◆ INSTRUCTIONS TO FOLLOW: Return each line holding the string "standalone".

◆ ITEMS:
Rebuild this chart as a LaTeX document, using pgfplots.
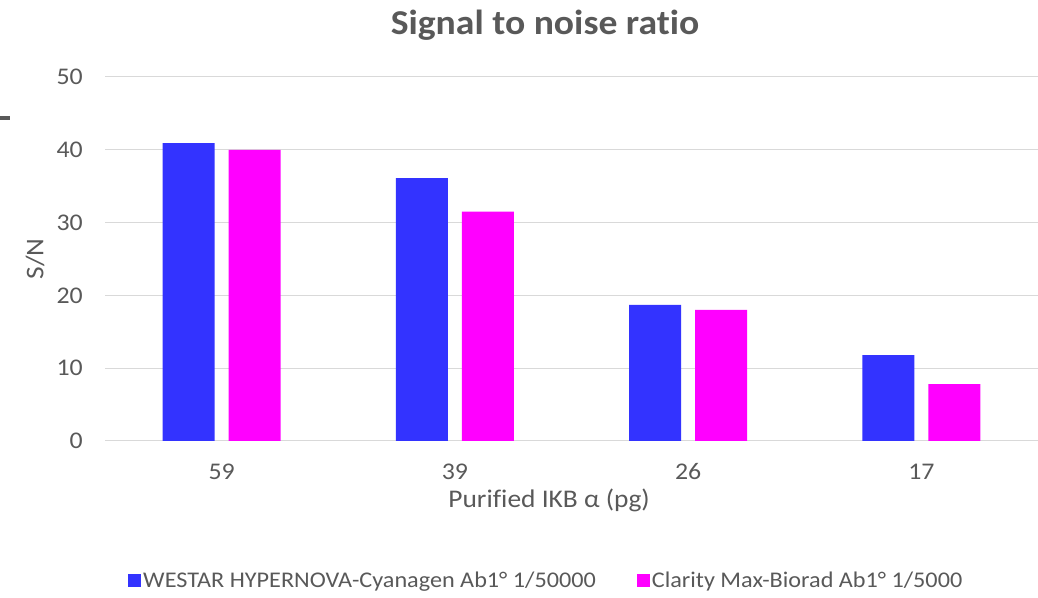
\documentclass[border=0pt]{standalone}
\usepackage{pgfplots}
\pgfplotsset{compat=1.18}
\usepackage{fontspec}
\setmainfont{Carlito}[FakeStretch=1.08, Ligatures=NoCommon]
\definecolor{txt}{HTML}{595959}
\definecolor{gridc}{HTML}{D9D9D9}
\definecolor{sblue}{HTML}{3333FF}
\definecolor{smag}{HTML}{FF00FF}
\begin{document}
\begin{tikzpicture}[x=1bp,y=1bp]
\path[use as bounding box] (0,0) rectangle (1038,598);
\fill[txt] (0,478) rectangle (10,482);
\node[font=\fontsize{35}{40}\selectfont\bfseries, text=txt] at (545,573) {Signal to noise ratio};
\begin{axis}[
  at={(105bp,157bp)}, anchor=south west,
  scale only axis, width=933bp, height=364bp,
  xmin=-0.5, xmax=3.5, ymin=0, ymax=50,
  xtick={0,1,2,3}, xticklabels={59,39,26,17},
  ytick={0,10,20,30,40,50},
  /pgf/number format/assume math mode=true,
  major tick length=0pt,
  axis x line*=bottom, axis y line*=left,
  x axis line style={draw=gridc, line width=1bp, -},
  y axis line style={draw=none, -},
  ymajorgrids, grid style={draw=gridc, line width=1bp},
  ticklabel style={font=\fontsize{24}{28}\selectfont, text=txt},
  yticklabel style={anchor=east, inner sep=0pt, xshift=-22bp},
  xticklabel style={anchor=center, inner sep=0pt, yshift=-31bp},
  xlabel={Purified IKB α (pg)},
  ylabel={S/N},
  label style={font=\fontsize{25.5}{30}\selectfont, text=txt},
  xlabel style={at={(axis description cs:0.476,-0.162)}, anchor=center},
  ylabel style={at={(axis description cs:-0.075,0.5)}, anchor=center, rotate=0},
  legend columns=2,
  legend style={at={(axis description cs:0.0247,-0.382)}, anchor=west, draw=none,
    inner sep=0pt, font=\fontsize{22.5}{27}\selectfont, text=txt,
    /tikz/every even column/.append style={column sep=39bp}},
  legend cell align=left,
]
\addplot[ybar, bar width=52bp, bar shift=-33bp, fill=sblue, draw=none,
  legend image code/.code={\fill[sblue] (0bp,-6.5bp) rectangle (13bp,6.5bp);}]
  coordinates {(0,40.9) (1,36.1) (2,18.7) (3,11.8)};
\addlegendentry{WESTAR HYPERNOVA-Cyanagen Ab1° 1/50000}
\addplot[ybar, bar width=52bp, bar shift=33bp, fill=smag, draw=none,
  legend image code/.code={\fill[smag] (0bp,-6.5bp) rectangle (13bp,6.5bp);}]
  coordinates {(0,40.0) (1,31.5) (2,18.0) (3,7.8)};
\addlegendentry{Clarity Max-Biorad Ab1° 1/5000}
\end{axis}
\end{tikzpicture}
\end{document}
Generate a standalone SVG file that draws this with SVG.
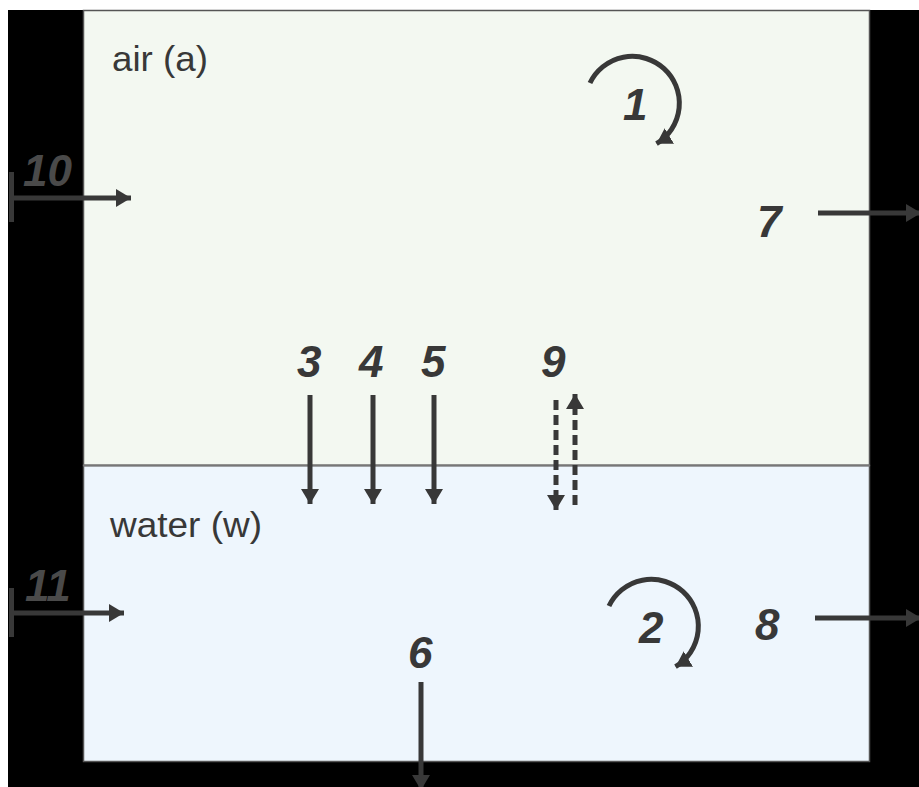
<svg xmlns="http://www.w3.org/2000/svg" width="919" height="787" viewBox="0 0 919 787">
<defs>
<style>
.ln{stroke:#383838;stroke-width:5;fill:none}
.dash{stroke:#383838;stroke-width:5;fill:none;stroke-dasharray:10 5}
.num{font-family:"Liberation Sans",Arial,sans-serif;font-weight:bold;font-style:italic;font-size:44px;fill:#383838}
.num2{font-family:"Liberation Sans",Arial,sans-serif;font-weight:bold;font-style:italic;font-size:44px;fill:#4a4a4a}
.lbl{font-family:"Liberation Sans",Arial,sans-serif;font-size:35px;fill:#383838}
</style>
<marker id="ah" viewBox="0 0 10 12" refX="10" refY="6" markerWidth="3" markerHeight="3.6" markerUnits="strokeWidth" orient="auto">
<path d="M0,0 L10,6 L0,12 z" fill="#383838"/>
</marker>
</defs>
<rect x="0" y="0" width="919" height="787" fill="#ffffff"/>
<rect x="8" y="10" width="911" height="777" fill="#000000"/>
<g id="air">
<rect x="83.5" y="10.5" width="786" height="455" fill="#f3f8f1" stroke="#555" stroke-width="1.5"/>
<text class="lbl" x="112" y="71" textLength="96" lengthAdjust="spacingAndGlyphs">air (a)</text>
</g>
<g id="water">
<rect x="83.5" y="465.5" width="786" height="296" fill="#eef6fd" stroke="#555" stroke-width="1.5"/>
<text class="lbl" x="110" y="537" textLength="152" lengthAdjust="spacingAndGlyphs">water (w)</text>
</g>
<line x1="83" y1="465.5" x2="870" y2="465.5" stroke="#777" stroke-width="2"/>
<g id="connectors">
<path class="ln" d="M11.5,172 V222"/>
<path class="ln" d="M11.5,198 H131" marker-end="url(#ah)"/>
<path class="ln" d="M11.5,588 V637"/>
<path class="ln" d="M11.5,613 H124" marker-end="url(#ah)"/>
<path class="ln" d="M818,213 H921" marker-end="url(#ah)"/>
<path class="ln" d="M815,618 H921" marker-end="url(#ah)"/>
<path class="ln" d="M310,395 V504" marker-end="url(#ah)"/>
<path class="ln" d="M373,395 V504" marker-end="url(#ah)"/>
<path class="ln" d="M434,395 V504" marker-end="url(#ah)"/>
<path class="dash" d="M556,400 V510" marker-end="url(#ah)"/>
<path class="dash" d="M575,505 V394" marker-end="url(#ah)"/>
<path class="ln" d="M421,682 V790" marker-end="url(#ah)"/>
<path class="ln" d="M590,83 A47,47 0 1 1 656.5,143.7" marker-end="url(#ah)"/>
<path class="ln" d="M609,606 A47,47 0 1 1 675.5,666.7" marker-end="url(#ah)"/>
</g>
<g id="labels">
<text class="num2" x="23" y="186">10</text>
<text class="num2" x="25" y="601">11</text>
<text class="num" x="623" y="120">1</text>
<text class="num" x="757" y="237">7</text>
<text class="num" x="297" y="377">3</text>
<text class="num" x="359" y="377">4</text>
<text class="num" x="421" y="377">5</text>
<text class="num" x="541" y="377">9</text>
<text class="num" x="639" y="643">2</text>
<text class="num" x="755" y="640">8</text>
<text class="num" x="408" y="668">6</text>
</g>
</svg>
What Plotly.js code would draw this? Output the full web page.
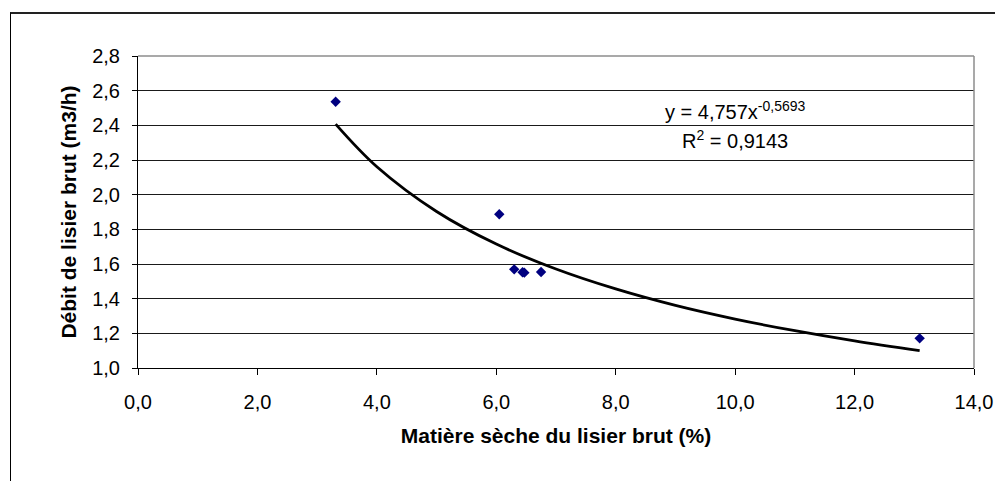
<!DOCTYPE html>
<html>
<head>
<meta charset="utf-8">
<script src="https://cdn.plot.ly/plotly-3.0.1.min.js"></script>
<style>
  html, body { margin: 0; padding: 0; background: #ffffff; overflow: hidden; }
  #frame { position: absolute; left: 10px; top: 12px; width: 1100px; height: 600px;
           border-left: 1px solid #000; border-top: 2px solid #222; box-sizing: border-box; }
  #chart { position: absolute; left: 0; top: 0; width: 995px; height: 481px; }
</style>
</head>
<body>
<div id="frame"></div>
<div id="chart"></div>
<script>
// Measured data points (dry matter %, flow m3/h)
const dryMatter = [3.31, 6.05, 6.30, 6.44, 6.47, 6.75, 13.09];
const flowRate  = [2.536, 1.887, 1.569, 1.552, 1.550, 1.554, 1.171];

// Power trendline as drawn (y = 4,757x^-0,5693)
const trendX = [3.31, 4, 5, 6, 7, 8, 9, 10, 11, 12, 13.09];
const trendY = [2.407, 2.161, 1.903, 1.715, 1.571, 1.456, 1.361, 1.282, 1.215, 1.156, 1.100];

const xTicks = [0, 2, 4, 6, 8, 10, 12, 14];
const yTicks = [1.0, 1.2, 1.4, 1.6, 1.8, 2.0, 2.2, 2.4, 2.6, 2.8];

const equationText = 'y = 4,757x<sup>-0,5693</sup>';
const r2Text = 'R<sup>2</sup> = 0,9143';
const xTitle = 'Matière sèche du lisier brut (%)';
const yTitle = 'Débit de lisier brut (m3/h)';

const font = 'Arial, "Liberation Sans", sans-serif';

const traces = [
  { x: trendX, y: trendY, type: 'scatter', mode: 'lines',
    line: { color: '#000000', width: 2.8, shape: 'spline' }, hoverinfo: 'skip', showlegend: false },
  { x: dryMatter, y: flowRate, type: 'scatter', mode: 'markers',
    marker: { symbol: 'diamond', size: 8, color: '#000080' }, showlegend: false }
];

const layout = {
  width: 995, height: 481,
  margin: { l: 138, r: 21, t: 56, b: 113 },
  paper_bgcolor: 'rgba(0,0,0,0)', plot_bgcolor: '#ffffff',
  separators: ', ',
  font: { family: font, size: 20, color: '#000000' },
  xaxis: {
    range: [0, 14], tickvals: xTicks, tickformat: '.1f',
    showgrid: false, zeroline: false,
    showline: true, linecolor: '#000000', linewidth: 1,
    ticks: 'outside', ticklen: 6, tickcolor: '#000000', tickwidth: 1,
    ticklabelstandoff: 10,
    tickfont: { family: font, size: 20, color: '#000000' },
    title: { text: xTitle, font: { family: font, size: 21, color: '#000000', weight: 'bold' }, standoff: 16 }
  },
  yaxis: {
    range: [1.0, 2.8], tickvals: yTicks, tickformat: '.1f',
    showgrid: true, gridcolor: '#1a1a1a', gridwidth: 1, zeroline: false,
    showline: true, linecolor: '#000000', linewidth: 1,
    ticks: 'outside', ticklen: 5, tickcolor: '#000000', tickwidth: 1,
    ticklabelstandoff: 8,
    tickfont: { family: font, size: 20, color: '#000000' },
    title: { text: yTitle, font: { family: font, size: 21, color: '#000000', weight: 'bold' }, standoff: 9 }
  },
  shapes: [
    { type: 'line', xref: 'paper', yref: 'paper', x0: 0, x1: 1, y0: 1, y1: 1, line: { color: '#8c8c8c', width: 1.5 } },
    { type: 'line', xref: 'paper', yref: 'paper', x0: 1, x1: 1, y0: 0, y1: 1, line: { color: '#8c8c8c', width: 1.5 } }
  ],
  annotations: [
    { x: 10.0, y: 2.485, xref: 'x', yref: 'y', text: equationText, showarrow: false,
      font: { family: font, size: 20, color: '#000000' }, xanchor: 'center', yanchor: 'middle' },
    { x: 10.0, y: 2.32, xref: 'x', yref: 'y', text: r2Text, showarrow: false,
      font: { family: font, size: 20, color: '#000000' }, xanchor: 'center', yanchor: 'middle' }
  ]
};

Plotly.newPlot('chart', traces, layout, { displayModeBar: false, staticPlot: true });
</script>
</body>
</html>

◆ FINISHED ANSWER:
\documentclass[border=0pt]{standalone}
Generate a standalone SVG file that draws this with SVG.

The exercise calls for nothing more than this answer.